For instance, Verizon makes the leap that a slowdown in attacks after the indictment of TJX hacker Albert Gonzalez may be directly traceable to increased concern on the part of attackers over being caught and prosecuted; but with so many attacks coming from overseas, and Gonzalez’ own international partners in crime still at large, can we really believe that criminals around the globe are actively becoming more worried?

The Devil Inside

Also, consider that Verizon reports that while 70 percent of all breaches were carried out via external agents, the number of cases that involved insiders rose to 48 percent, an increase of 26 percent over the previous year. This seems to mean (backed Verizon’s own conclusions) that the organized criminals and government entities who are at the top of the food chain are becoming more successful at finding people with some level of security privilege who are willing to carry out misdeeds against their employers, or even their own governments.

It’s imperative that we all respect the reality in the growth of internal threats, because as we’ve learned in many other areas of crime or espionage, ultimately it is the privileged insider who represents the most unpredictable, dangerous and hard-to-find point of risk. If research tells us that more attacks are being stopped at the door, how valuable is that improvement long-term if more privileged insiders, with direct access to certain assets, are actively being compromised?

Also, we have to consider that the most advanced hacker crews are increasingly leveraging compromised devices and applications as beachheads for attacks against networks from within. In recent years this “digital insider” phenomenon has metastasized as the widespread compromise of financial and government systems abounds. 

So while the number of breaches and records as presented by Verizon may seem to have fallen, how frequently are technically savvy attackers capable of getting a foot in the door and pivoting to precisely where they want to be to make off with the specific records they seek? Again, that’s a statistic that would be hard to achieve feasibly, but we know based on other pervasive intelligence that this is exactly what’s been going on. This is how the aeronautics for the President’s personal aircraft end up located on a server discovered in the Middle East.

Our lack of appreciation for the sophistication and organization of our adversaries is the real issue here. We must be able to conduct attack path mapping from the perspective of a digital insider in order to combat the advanced persistent threat – which is most often not a disgruntled employee, but rather a compromised service and/or device. Intrusion suppression is the new name of the game.

Quite simply I feel that it’s fair to assess that the worst of our adversaries is likely continuing on with business as usual while the low end of the market is where attackers are finally seeing more crudely devised threats get stopped, as evidenced by the Verizon report.
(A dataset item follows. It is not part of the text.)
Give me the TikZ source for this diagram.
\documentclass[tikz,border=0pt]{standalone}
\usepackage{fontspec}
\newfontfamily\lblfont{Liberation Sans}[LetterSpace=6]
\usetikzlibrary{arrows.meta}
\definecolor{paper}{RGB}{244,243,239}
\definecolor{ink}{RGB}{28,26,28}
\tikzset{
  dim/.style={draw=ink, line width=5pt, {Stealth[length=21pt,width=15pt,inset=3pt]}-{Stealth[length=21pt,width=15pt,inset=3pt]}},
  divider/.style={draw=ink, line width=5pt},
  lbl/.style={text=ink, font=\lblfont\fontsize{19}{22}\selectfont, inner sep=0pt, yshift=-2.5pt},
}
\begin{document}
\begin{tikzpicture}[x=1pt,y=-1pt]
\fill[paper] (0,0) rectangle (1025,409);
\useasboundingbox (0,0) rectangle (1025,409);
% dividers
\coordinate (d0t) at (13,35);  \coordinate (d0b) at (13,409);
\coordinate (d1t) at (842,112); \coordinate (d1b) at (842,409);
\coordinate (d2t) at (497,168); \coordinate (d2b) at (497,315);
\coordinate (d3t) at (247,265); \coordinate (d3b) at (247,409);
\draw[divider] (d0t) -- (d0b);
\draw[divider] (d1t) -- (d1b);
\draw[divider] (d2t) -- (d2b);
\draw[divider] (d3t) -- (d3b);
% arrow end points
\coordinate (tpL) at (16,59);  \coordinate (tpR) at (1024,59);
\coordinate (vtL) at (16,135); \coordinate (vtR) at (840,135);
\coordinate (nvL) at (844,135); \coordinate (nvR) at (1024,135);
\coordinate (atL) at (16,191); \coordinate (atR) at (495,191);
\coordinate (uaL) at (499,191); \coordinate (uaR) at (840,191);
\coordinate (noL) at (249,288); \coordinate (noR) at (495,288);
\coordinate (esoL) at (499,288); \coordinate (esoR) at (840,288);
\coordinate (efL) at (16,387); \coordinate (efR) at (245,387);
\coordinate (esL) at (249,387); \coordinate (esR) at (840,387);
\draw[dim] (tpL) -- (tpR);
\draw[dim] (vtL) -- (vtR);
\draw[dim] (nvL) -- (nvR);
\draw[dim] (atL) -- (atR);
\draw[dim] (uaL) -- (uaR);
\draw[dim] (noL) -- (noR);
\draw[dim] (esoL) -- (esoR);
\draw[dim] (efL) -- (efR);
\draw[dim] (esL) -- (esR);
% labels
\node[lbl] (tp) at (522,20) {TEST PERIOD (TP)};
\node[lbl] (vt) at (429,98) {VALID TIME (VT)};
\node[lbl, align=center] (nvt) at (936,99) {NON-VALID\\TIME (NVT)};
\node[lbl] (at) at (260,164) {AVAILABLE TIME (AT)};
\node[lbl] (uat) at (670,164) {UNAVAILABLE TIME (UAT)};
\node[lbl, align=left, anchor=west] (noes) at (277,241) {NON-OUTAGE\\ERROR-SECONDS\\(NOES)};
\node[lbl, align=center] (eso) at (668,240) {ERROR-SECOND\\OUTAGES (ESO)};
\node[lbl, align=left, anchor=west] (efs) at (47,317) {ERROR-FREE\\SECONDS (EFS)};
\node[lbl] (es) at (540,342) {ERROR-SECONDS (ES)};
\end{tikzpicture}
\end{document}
It’s not to say that there aren’t things to be optimistic about in the paper, which concludes that “criminals are not hopelessly ahead in this game.” I just feel that any positive assumptions that can be made also point to some of our biggest weaknesses, with Verizon finding that organizations “remain sluggish” in detecting and responding to incidents and that most breaches (61 percent) are discovered by external parties and only then after a considerable amount of time.

At the end of the day any progress in this fight is good progress, but there’s still a long way to go.